I would allow this appeal, discharge the Order below, and in particular, since the Judge at the same time as dismissing the father's application under the Hague Convention, made an Order, intended, I think, to be an interim Order for the residence of A with the mother in this country, discharge that Order also. Miss Scriven very fairly accepts that, if we were against her, as we are, on the main part of the appeal that Order cannot stand. We will hear further submissions as to the precise form of the undertakings which are to be offered.

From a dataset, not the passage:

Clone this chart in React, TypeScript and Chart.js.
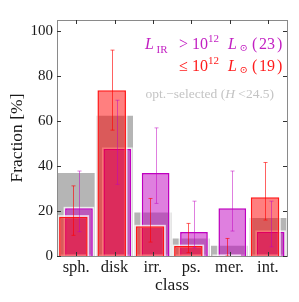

ROSE LJ: I agree. I add only a few words because we are differing from the learned Judge. It is unfortunate that the Judge was not referred to the authorities to which this Court has been referred, or, indeed, to any authority. It is clear from what the President, Sir Stephen Brown, said in B v B (Abduction) already cited by my Lord, and what my Lord, Lord Justice Balcombe said at page 118, in Re A (A Minor) (Abduction) (Acquiescence) that the Article 13(b) requirement for not ordering return, namely a grave risk of the child being placed in an intolerable situation, presents a high threshold for a defendant (the mother in this case) to overcome. As Mr Holman pointed out in argument on behalf of the father, marital disharmony, invariably, and bad behaviour, frequently, feature in the background to cases of abduction. As Leggatt, LJ said in B v B at 247G the fact that:

"The mother's situation might be unsatisfactory, and she might suffer discomfort or perhaps even hardship" or, I would add, even the possibility of the husband taking excessive drink, does not give rise to a risk, still less a grave one, that the child's position, if returned, would be intolerable. Comity in general, and Article 12 of the Convention in particular require that, only in the exceptional circumstances identified in Article 13, will the Court not order that an abducted child be returned. Accordingly, and for the reasons given by Lord Justice Balcombe, I agree that this appeal should be allowed, and the Order below discharged.

PETER GIBSON LJ: I agree with both judgments.